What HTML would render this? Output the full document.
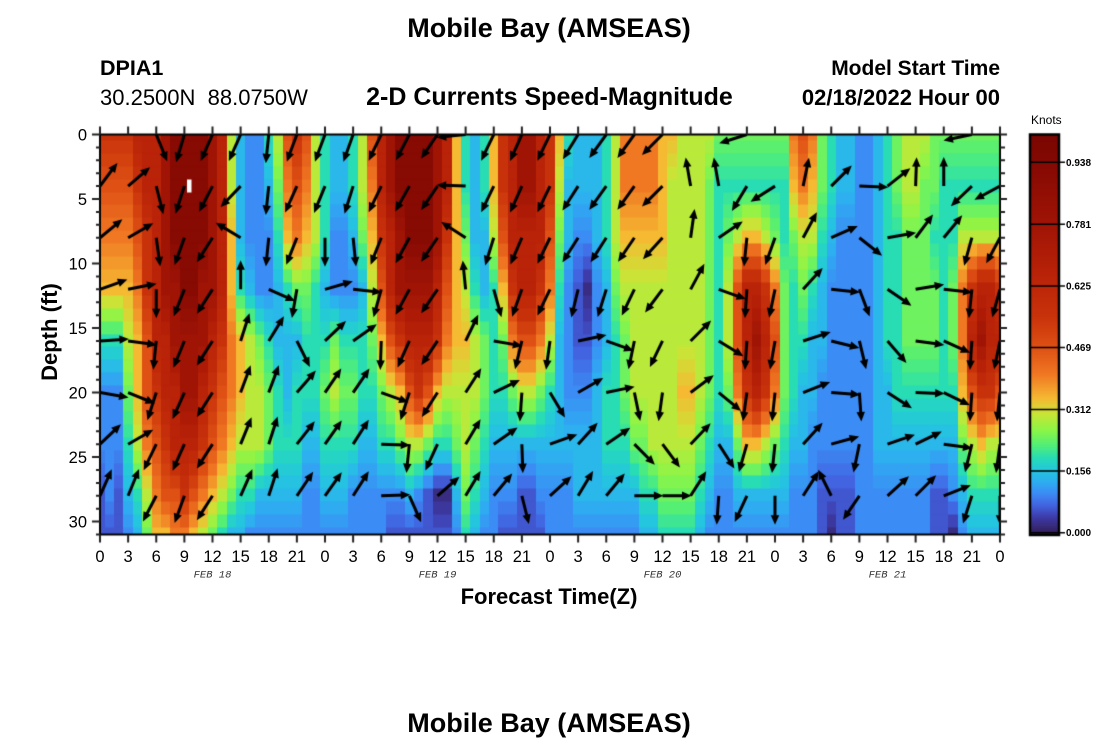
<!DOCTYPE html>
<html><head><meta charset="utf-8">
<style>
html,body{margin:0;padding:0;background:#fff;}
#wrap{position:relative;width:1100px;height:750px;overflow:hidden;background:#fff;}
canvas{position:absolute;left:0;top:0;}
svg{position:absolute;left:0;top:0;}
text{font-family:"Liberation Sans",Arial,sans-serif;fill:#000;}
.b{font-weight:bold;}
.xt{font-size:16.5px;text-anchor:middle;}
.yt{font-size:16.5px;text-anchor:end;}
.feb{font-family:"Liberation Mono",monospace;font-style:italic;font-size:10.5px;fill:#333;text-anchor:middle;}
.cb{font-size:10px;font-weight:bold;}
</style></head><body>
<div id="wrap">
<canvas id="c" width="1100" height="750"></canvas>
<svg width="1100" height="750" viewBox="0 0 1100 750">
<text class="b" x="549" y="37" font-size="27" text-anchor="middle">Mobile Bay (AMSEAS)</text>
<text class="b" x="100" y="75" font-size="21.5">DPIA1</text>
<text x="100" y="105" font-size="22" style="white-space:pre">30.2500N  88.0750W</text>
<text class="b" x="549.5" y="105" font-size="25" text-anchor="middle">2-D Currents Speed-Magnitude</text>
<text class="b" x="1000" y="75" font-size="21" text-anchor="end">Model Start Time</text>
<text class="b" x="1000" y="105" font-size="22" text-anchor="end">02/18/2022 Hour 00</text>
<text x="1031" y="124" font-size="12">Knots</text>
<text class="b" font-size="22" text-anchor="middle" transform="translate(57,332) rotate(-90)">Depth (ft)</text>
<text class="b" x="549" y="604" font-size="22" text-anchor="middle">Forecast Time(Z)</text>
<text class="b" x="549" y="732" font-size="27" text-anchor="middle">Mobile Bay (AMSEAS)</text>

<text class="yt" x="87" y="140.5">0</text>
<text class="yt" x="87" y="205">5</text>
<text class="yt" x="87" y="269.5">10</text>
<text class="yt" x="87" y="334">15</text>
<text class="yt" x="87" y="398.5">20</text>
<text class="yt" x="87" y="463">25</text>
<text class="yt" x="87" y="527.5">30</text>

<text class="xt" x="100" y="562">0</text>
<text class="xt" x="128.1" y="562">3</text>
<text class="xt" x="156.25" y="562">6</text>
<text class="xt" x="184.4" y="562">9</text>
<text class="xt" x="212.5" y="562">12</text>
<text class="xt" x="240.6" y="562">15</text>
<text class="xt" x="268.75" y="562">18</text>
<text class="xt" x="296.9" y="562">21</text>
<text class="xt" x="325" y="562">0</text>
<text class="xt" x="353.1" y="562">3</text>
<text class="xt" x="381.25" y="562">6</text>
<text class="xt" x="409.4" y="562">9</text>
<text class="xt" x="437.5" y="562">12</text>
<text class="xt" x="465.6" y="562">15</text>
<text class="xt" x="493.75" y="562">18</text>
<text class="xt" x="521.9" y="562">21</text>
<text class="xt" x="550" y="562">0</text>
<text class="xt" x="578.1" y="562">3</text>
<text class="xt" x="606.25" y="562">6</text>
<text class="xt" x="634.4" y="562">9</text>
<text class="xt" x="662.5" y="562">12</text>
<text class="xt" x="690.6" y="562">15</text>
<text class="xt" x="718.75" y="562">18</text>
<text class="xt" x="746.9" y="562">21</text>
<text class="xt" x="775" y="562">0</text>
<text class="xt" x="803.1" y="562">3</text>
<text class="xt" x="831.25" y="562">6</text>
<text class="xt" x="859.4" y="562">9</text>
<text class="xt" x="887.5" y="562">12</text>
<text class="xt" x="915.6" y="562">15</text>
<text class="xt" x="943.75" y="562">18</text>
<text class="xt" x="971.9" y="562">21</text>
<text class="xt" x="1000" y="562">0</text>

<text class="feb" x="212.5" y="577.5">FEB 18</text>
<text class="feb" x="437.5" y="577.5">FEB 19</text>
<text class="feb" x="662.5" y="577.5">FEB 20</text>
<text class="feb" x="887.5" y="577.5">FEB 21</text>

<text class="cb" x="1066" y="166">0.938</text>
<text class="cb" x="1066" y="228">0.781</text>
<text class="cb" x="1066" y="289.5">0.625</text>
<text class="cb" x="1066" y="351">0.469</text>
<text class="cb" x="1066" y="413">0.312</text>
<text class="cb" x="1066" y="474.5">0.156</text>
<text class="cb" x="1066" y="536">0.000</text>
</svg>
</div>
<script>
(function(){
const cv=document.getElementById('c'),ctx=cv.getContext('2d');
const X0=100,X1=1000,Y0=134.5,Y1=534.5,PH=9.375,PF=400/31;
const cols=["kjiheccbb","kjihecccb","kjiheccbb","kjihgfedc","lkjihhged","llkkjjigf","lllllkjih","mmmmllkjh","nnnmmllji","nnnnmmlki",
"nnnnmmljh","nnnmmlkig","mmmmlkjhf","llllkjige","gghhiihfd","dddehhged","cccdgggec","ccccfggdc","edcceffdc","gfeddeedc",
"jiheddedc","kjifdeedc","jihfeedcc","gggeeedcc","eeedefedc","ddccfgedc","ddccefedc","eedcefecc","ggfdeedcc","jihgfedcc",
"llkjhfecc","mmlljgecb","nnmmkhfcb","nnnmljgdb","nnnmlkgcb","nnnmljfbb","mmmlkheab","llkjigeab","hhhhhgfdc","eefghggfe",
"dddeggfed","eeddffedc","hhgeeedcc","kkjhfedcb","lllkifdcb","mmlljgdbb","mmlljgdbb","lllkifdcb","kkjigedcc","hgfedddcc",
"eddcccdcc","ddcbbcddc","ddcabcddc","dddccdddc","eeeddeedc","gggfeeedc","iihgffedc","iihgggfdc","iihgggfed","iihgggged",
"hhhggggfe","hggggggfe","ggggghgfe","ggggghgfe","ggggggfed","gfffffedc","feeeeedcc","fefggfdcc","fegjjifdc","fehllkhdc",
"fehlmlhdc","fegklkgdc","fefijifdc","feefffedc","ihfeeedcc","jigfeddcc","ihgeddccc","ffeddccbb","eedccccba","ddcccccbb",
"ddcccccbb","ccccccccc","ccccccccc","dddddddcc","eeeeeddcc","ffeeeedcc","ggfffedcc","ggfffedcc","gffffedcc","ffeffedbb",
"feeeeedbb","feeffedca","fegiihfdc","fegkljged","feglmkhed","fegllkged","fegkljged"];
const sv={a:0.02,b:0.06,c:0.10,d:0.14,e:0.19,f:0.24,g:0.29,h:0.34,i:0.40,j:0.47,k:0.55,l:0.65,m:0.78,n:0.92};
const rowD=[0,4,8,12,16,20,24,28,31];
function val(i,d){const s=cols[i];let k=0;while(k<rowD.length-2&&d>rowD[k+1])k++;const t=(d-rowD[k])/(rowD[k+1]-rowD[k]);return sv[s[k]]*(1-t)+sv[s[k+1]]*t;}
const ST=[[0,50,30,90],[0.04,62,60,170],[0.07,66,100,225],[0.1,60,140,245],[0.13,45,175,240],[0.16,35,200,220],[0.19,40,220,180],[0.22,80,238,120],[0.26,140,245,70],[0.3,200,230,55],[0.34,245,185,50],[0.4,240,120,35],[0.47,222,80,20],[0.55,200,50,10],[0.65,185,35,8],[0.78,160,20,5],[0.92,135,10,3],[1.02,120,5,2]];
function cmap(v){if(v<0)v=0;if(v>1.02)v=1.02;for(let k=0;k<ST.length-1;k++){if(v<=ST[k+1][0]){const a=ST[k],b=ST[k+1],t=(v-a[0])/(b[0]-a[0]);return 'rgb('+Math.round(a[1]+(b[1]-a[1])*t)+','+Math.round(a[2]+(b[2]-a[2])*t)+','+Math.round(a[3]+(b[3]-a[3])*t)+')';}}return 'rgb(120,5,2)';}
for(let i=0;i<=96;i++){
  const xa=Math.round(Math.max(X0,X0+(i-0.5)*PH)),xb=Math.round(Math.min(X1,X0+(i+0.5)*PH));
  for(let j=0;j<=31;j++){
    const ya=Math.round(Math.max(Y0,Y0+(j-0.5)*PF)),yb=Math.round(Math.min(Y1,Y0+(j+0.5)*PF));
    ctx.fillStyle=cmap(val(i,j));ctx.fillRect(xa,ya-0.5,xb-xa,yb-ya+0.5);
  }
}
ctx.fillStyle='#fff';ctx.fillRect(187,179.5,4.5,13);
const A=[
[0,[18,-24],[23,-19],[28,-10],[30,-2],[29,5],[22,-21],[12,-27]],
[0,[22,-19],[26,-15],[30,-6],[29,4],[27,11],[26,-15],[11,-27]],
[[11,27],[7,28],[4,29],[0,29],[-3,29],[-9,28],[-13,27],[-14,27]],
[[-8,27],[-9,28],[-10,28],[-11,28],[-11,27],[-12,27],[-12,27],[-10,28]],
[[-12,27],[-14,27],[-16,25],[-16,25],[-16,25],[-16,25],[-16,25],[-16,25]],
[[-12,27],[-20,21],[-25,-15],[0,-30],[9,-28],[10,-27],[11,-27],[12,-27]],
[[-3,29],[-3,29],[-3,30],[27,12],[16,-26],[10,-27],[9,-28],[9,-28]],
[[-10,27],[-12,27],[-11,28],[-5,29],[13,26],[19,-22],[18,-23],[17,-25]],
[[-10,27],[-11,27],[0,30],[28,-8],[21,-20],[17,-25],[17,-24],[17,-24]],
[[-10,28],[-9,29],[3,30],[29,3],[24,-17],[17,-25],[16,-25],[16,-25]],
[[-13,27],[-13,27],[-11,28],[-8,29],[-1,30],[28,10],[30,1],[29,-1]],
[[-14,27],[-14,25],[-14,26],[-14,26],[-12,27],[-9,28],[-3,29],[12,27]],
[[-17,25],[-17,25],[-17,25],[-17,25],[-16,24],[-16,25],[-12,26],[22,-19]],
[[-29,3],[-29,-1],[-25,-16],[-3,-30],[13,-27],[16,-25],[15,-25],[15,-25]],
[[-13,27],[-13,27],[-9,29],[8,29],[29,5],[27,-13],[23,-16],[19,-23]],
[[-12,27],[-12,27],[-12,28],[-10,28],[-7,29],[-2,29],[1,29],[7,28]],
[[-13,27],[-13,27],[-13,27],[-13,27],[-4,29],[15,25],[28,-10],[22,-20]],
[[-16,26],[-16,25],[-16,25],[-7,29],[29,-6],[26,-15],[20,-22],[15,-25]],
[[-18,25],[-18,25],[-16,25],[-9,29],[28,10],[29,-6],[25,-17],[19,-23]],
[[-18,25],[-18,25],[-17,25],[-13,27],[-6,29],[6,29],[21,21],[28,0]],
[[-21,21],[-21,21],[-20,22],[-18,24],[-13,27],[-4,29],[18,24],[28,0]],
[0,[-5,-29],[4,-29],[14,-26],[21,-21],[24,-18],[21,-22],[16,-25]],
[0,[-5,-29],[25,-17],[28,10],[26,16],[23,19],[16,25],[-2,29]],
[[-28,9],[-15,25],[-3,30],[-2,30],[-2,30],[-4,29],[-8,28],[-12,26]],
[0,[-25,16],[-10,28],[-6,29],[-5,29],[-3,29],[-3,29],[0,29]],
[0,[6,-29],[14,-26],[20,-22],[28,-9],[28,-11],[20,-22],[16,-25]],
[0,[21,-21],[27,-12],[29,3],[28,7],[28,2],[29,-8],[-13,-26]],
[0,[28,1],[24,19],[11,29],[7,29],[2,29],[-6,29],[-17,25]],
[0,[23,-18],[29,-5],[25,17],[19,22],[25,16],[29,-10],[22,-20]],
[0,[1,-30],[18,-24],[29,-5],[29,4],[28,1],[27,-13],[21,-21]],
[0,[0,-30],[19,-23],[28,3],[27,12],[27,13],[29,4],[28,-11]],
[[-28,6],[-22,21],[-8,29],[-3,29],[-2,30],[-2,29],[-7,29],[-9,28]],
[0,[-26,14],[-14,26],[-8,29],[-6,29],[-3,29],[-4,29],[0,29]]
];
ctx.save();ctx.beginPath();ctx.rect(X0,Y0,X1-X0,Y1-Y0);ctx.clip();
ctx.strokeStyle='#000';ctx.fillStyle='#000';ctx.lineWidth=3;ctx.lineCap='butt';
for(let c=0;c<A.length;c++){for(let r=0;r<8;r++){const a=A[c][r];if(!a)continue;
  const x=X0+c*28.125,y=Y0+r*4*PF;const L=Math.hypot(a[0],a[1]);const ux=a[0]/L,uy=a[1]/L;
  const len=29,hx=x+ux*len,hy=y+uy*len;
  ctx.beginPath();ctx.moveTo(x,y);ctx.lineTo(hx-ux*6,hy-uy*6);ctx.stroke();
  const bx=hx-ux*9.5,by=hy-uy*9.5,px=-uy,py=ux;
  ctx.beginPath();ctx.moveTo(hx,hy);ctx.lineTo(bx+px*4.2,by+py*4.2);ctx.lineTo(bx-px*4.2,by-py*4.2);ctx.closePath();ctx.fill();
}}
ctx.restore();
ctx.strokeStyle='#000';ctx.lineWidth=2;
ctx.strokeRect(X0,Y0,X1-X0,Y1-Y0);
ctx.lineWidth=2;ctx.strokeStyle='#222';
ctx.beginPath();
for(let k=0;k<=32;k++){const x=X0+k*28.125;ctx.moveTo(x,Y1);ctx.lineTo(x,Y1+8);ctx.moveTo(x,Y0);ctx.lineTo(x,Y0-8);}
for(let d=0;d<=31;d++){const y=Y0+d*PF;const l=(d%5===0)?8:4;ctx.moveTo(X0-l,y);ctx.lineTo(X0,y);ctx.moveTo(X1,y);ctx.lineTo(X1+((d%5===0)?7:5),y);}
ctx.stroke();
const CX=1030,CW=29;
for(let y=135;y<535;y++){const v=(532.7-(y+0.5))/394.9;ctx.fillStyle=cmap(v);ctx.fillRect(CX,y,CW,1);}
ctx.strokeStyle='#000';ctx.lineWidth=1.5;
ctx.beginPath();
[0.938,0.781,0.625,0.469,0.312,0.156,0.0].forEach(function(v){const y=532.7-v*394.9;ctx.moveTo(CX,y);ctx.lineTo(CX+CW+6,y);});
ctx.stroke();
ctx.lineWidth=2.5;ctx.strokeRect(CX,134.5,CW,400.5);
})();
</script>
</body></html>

────

WORK TO COMPLETE: From the listing above, pick out each line where the word "document" appears.

SOLUTION TO THIS EXERCISE:
What HTML would render this? Output the full document.
const cv=document.getElementById('c'),ctx=cv.getContext('2d');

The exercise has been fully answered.